Source excerpt >>
============

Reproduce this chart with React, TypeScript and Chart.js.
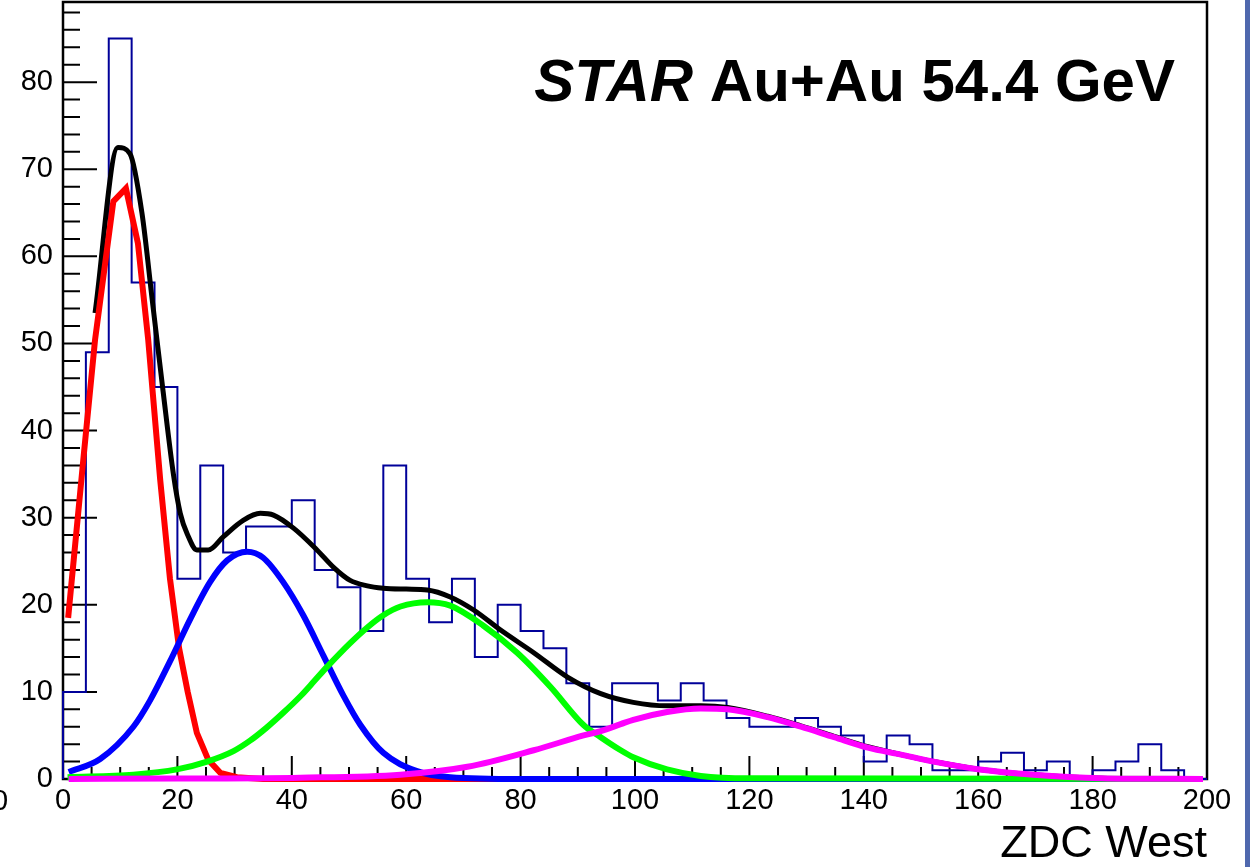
import { useEffect, useRef } from "react";
import { Chart, registerables } from "chart.js";

Chart.register(...registerables);

// ---------------- data ----------------
const binLowEdges = [
  0, 4, 8, 12, 16, 20, 24, 28, 32, 36, 40, 44, 48, 52, 56, 60, 64, 68, 72, 76,
  80, 84, 88, 92, 96, 100, 104, 108, 112, 116, 120, 124, 128, 132, 136, 140, 144, 148, 152, 156,
  160, 164, 168, 172, 176, 180, 184, 188, 192, 196,
];
const histUpperEdge = 200;
const binCounts = [
  10, 49, 85, 57, 45, 23, 36, 26, 29, 29, 32, 24, 22, 17, 36, 23, 18, 23, 14, 20,
  17, 15, 11, 6, 11, 11, 9, 11, 9, 7, 6, 6, 7, 6, 5, 2, 5, 4, 1, 1,
  2, 3, 1, 2, 0, 1, 2, 4, 1, 0,
];

const totalX = [5.6, 9.6, 11.7, 13.8, 15.6, 17.5, 19.3, 20.5, 21.8, 23.4, 25.4, 28, 31.5, 34.5, 36.8, 40.3, 44.4, 47.3, 50.2, 53, 56, 60, 63.7, 67.7, 71.8, 76.5, 82.3, 88.2, 94, 99.7, 105.6, 111.5, 116.2, 123.2, 129, 134.8, 140.7, 146.5, 152.2, 160.3, 169.7, 181.5, 199.3];
const totalY = [53.5, 72.5, 71.8, 65, 55, 44.5, 35, 30.5, 28, 26.3, 26.3, 27.8, 29.7, 30.5, 30.3, 28.8, 26.3, 24.3, 22.8, 22.2, 21.9, 21.8, 21.7, 20.9, 19.4, 17.1, 14.5, 11.7, 9.8, 8.8, 8.4, 8.4, 8.2, 7.2, 6.1, 4.9, 3.7, 2.8, 2.0, 1.1, 0.5, 0.1, 0];

const peripheralX = [0.9, 3.6, 5.6, 8.8, 11.0, 13.1, 14.9, 17.0, 18.7, 20.3, 21.8, 23.4, 25.4, 27.5, 30.4, 35, 60, 199.3];
const peripheralY = [18.5, 37, 50.4, 66.3, 67.8, 61.5, 50.4, 34.3, 23, 15, 10, 5.3, 2.2, 0.7, 0.2, 0, 0, 0];

const midX = [1.0, 6.5, 12.3, 15.2, 18.7, 22.2, 25.7, 28.7, 32.2, 35, 38.5, 42, 45.5, 49, 52, 56, 61.9, 67.7, 80, 199.3];
const midY = [0.8, 2.3, 6, 9.0, 13.5, 18.3, 22.6, 25.1, 26.1, 25.4, 22.6, 18.8, 14.2, 9.6, 6.2, 3.0, 0.9, 0.2, 0, 0];

const semiX = [0.8, 12.3, 19.9, 25.2, 29.8, 32.7, 35.6, 38.5, 41.5, 44, 46.2, 50.2, 53.2, 56, 59, 63.7, 67.7, 73.5, 79.4, 85.2, 91, 94, 97.5, 99.7, 105.6, 111.5, 120, 199.3];
const semiY = [0.2, 0.5, 1.1, 2.0, 3.2, 4.4, 5.9, 7.6, 9.5, 11.3, 12.9, 15.6, 17.4, 18.8, 19.8, 20.3, 19.9, 17.6, 14.5, 10.6, 6.2, 4.8, 3.3, 2.5, 1.1, 0.35, 0.08, 0];

const centralX = [1, 20, 41.5, 59, 70.7, 82.3, 91, 94, 97.5, 99.7, 105.6, 111.5, 116.2, 123.2, 129, 134.8, 140.7, 146.5, 152.2, 160.3, 169.7, 181.5, 199.3];
const centralY = [0, 0.05, 0.15, 0.5, 1.4, 3.3, 5, 5.5, 6.3, 6.8, 7.7, 8.1, 8.0, 7.1, 6, 4.8, 3.6, 2.8, 2.0, 1.1, 0.5, 0.1, 0];

const xTickValues = [0, 20, 40, 60, 80, 100, 120, 140, 160, 180, 200];
const yTickValues = [0, 10, 20, 30, 40, 50, 60, 70, 80];
const xMinorStep = 5;
const yMinorStep = 2;
const xMin = 0;
const xMax = 200;
const yMin = 0;
const yMax = 89.2;

const titleItalic = "STAR";
const titleRest = " Au+Au 54.4 GeV";
const xTitle = "ZDC West";

const FONT = "'Liberation Sans', Arial, Helvetica, sans-serif";

const toPts = (xs: number[], ys: number[]) => xs.map((x, i) => ({ x, y: ys[i] }));

const decorPlugin = {
  id: "decor",
  beforeDraw(chart: any) {
    const { ctx, width, height } = chart;
    ctx.save();
    ctx.fillStyle = "#ffffff";
    ctx.fillRect(0, 0, width, height);
    ctx.fillStyle = "#4f68ae";
    ctx.fillRect(1245, 0, 5, height);
    ctx.restore();
  },
  beforeDatasetsDraw(chart: any) {
    const { ctx, chartArea } = chart;
    const xs = chart.scales.x;
    const ys = chart.scales.y;
    const { left, right, top, bottom } = chartArea;
    ctx.save();
    ctx.strokeStyle = "#000";
    ctx.lineWidth = 2;
    ctx.beginPath();
    for (let v = yMin; v <= yMax + 1e-6; v += yMinorStep) {
      const isMajor = yTickValues.includes(Math.round(v));
      const py = ys.getPixelForValue(v);
      ctx.moveTo(left, py);
      ctx.lineTo(left + (isMajor ? 34 : 17), py);
    }
    for (let v = xMin; v <= xMax + 1e-6; v += xMinorStep) {
      const isMajor = xTickValues.includes(Math.round(v));
      const px = xs.getPixelForValue(v);
      ctx.moveTo(px, bottom);
      ctx.lineTo(px, bottom - (isMajor ? 23 : 12));
    }
    ctx.stroke();
    ctx.lineWidth = 2.5;
    ctx.strokeRect(left, top, right - left, bottom - top);
    ctx.restore();
  },
  afterDraw(chart: any) {
    const { ctx } = chart;
    ctx.save();
    ctx.fillStyle = "#000";
    ctx.textBaseline = "alphabetic";
    ctx.font = `italic bold 60px ${FONT}`;
    const w1 = ctx.measureText(titleItalic).width;
    ctx.font = `bold 60px ${FONT}`;
    const w2 = ctx.measureText(titleRest).width;
    const start = 1175 - w1 - w2;
    ctx.font = `italic bold 60px ${FONT}`;
    ctx.fillText(titleItalic, start, 101);
    ctx.font = `bold 60px ${FONT}`;
    ctx.fillText(titleRest, start + w1, 101);
    ctx.font = `29px ${FONT}`;
    ctx.textAlign = "center";
    ctx.textBaseline = "middle";
    ctx.fillText("0", 0, 802);
    ctx.restore();
  },
};

const zeroPadding = (scale: any) => {
  scale.paddingTop = 0;
  scale.paddingBottom = 0;
  scale.paddingLeft = 0;
  scale.paddingRight = 0;
};

export default function App() {
  const canvasRef = useRef<HTMLCanvasElement | null>(null);

  useEffect(() => {
    if (!canvasRef.current) return;
    const histPts = [{ x: binLowEdges[0], y: 0 }, ...toPts(binLowEdges, binCounts), { x: histUpperEdge, y: binCounts[binCounts.length - 1] }];

    const chart = new Chart(canvasRef.current, {
      type: "line",
      data: {
        datasets: [
          { label: "central", data: toPts(centralX, centralY), borderColor: "#ff00ff", borderWidth: 6, pointRadius: 0, cubicInterpolationMode: "monotone", clip: false, order: 1 } as any,
          { label: "semi", data: toPts(semiX, semiY), borderColor: "#00ff00", borderWidth: 6, pointRadius: 0, cubicInterpolationMode: "monotone", clip: false, order: 2 } as any,
          { label: "mid", data: toPts(midX, midY), borderColor: "#0000ff", borderWidth: 6, pointRadius: 0, cubicInterpolationMode: "monotone", clip: false, order: 3 } as any,
          { label: "peripheral", data: toPts(peripheralX, peripheralY), borderColor: "#ff0000", borderWidth: 6, pointRadius: 0, tension: 0, clip: false, order: 4 } as any,
          { label: "total", data: toPts(totalX, totalY), borderColor: "#000000", borderWidth: 5, pointRadius: 0, cubicInterpolationMode: "monotone", clip: false, order: 5 } as any,
          { label: "data", data: histPts, borderColor: "#000099", borderWidth: 2, pointRadius: 0, stepped: "before", clip: false, order: 6 } as any,
        ],
      },
      options: {
        responsive: false,
        animation: false,
        events: [],
        layout: { padding: { left: 0, right: 43, top: 2, bottom: 0 } },
        plugins: { legend: { display: false }, tooltip: { enabled: false } },
        scales: {
          x: {
            type: "linear",
            min: xMin,
            max: xMax,
            grid: { display: false, drawTicks: false },
            border: { display: false },
            ticks: {
              stepSize: 20,
              includeBounds: false,
              padding: 5,
              color: "#000",
              font: { family: FONT, size: 29 },
              maxRotation: 0,
              autoSkip: false,
            },
            title: {
              display: true,
              text: xTitle,
              align: "end",
              color: "#000",
              font: { family: FONT, size: 45, lineHeight: 1 },
              padding: { top: 0, bottom: 0 },
            },
            afterFit: (scale: any) => {
              scale.height = 88;
              zeroPadding(scale);
            },
          },
          y: {
            type: "linear",
            min: yMin,
            max: yMax,
            grid: { display: false, drawTicks: false },
            border: { display: false },
            ticks: {
              stepSize: 10,
              includeBounds: false,
              padding: 10,
              color: "#000",
              font: { family: FONT, size: 29 },
              callback: (v: any) => (yTickValues.includes(Number(v)) ? String(v) : ""),
            },
            afterFit: (scale: any) => {
              scale.width = 63;
              zeroPadding(scale);
            },
          },
        },
      },
      plugins: [decorPlugin],
    } as any);
    return () => chart.destroy();
  }, []);

  return (
    <div style={{ position: "absolute", left: 0, top: 0, width: 1250, height: 867, background: "#fff" }}>
      <canvas ref={canvasRef} width={1250} height={867} style={{ display: "block" }} />
    </div>
  );
}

============

What this task involves >> Only the lines from the start of the material through the line containing "0.9, 0.2, 0, 0];" should be transcribed. Pictures stay out.

Final answer >>
Reproduce this chart with React, TypeScript and Chart.js.
import { useEffect, useRef } from "react";
import { Chart, registerables } from "chart.js";

Chart.register(...registerables);

// ---------------- data ----------------
const binLowEdges = [
  0, 4, 8, 12, 16, 20, 24, 28, 32, 36, 40, 44, 48, 52, 56, 60, 64, 68, 72, 76,
  80, 84, 88, 92, 96, 100, 104, 108, 112, 116, 120, 124, 128, 132, 136, 140, 144, 148, 152, 156,
  160, 164, 168, 172, 176, 180, 184, 188, 192, 196,
];
const histUpperEdge = 200;
const binCounts = [
  10, 49, 85, 57, 45, 23, 36, 26, 29, 29, 32, 24, 22, 17, 36, 23, 18, 23, 14, 20,
  17, 15, 11, 6, 11, 11, 9, 11, 9, 7, 6, 6, 7, 6, 5, 2, 5, 4, 1, 1,
  2, 3, 1, 2, 0, 1, 2, 4, 1, 0,
];

const totalX = [5.6, 9.6, 11.7, 13.8, 15.6, 17.5, 19.3, 20.5, 21.8, 23.4, 25.4, 28, 31.5, 34.5, 36.8, 40.3, 44.4, 47.3, 50.2, 53, 56, 60, 63.7, 67.7, 71.8, 76.5, 82.3, 88.2, 94, 99.7, 105.6, 111.5, 116.2, 123.2, 129, 134.8, 140.7, 146.5, 152.2, 160.3, 169.7, 181.5, 199.3];
const totalY = [53.5, 72.5, 71.8, 65, 55, 44.5, 35, 30.5, 28, 26.3, 26.3, 27.8, 29.7, 30.5, 30.3, 28.8, 26.3, 24.3, 22.8, 22.2, 21.9, 21.8, 21.7, 20.9, 19.4, 17.1, 14.5, 11.7, 9.8, 8.8, 8.4, 8.4, 8.2, 7.2, 6.1, 4.9, 3.7, 2.8, 2.0, 1.1, 0.5, 0.1, 0];

const peripheralX = [0.9, 3.6, 5.6, 8.8, 11.0, 13.1, 14.9, 17.0, 18.7, 20.3, 21.8, 23.4, 25.4, 27.5, 30.4, 35, 60, 199.3];
const peripheralY = [18.5, 37, 50.4, 66.3, 67.8, 61.5, 50.4, 34.3, 23, 15, 10, 5.3, 2.2, 0.7, 0.2, 0, 0, 0];

const midX = [1.0, 6.5, 12.3, 15.2, 18.7, 22.2, 25.7, 28.7, 32.2, 35, 38.5, 42, 45.5, 49, 52, 56, 61.9, 67.7, 80, 199.3];
const midY = [0.8, 2.3, 6, 9.0, 13.5, 18.3, 22.6, 25.1, 26.1, 25.4, 22.6, 18.8, 14.2, 9.6, 6.2, 3.0, 0.9, 0.2, 0, 0];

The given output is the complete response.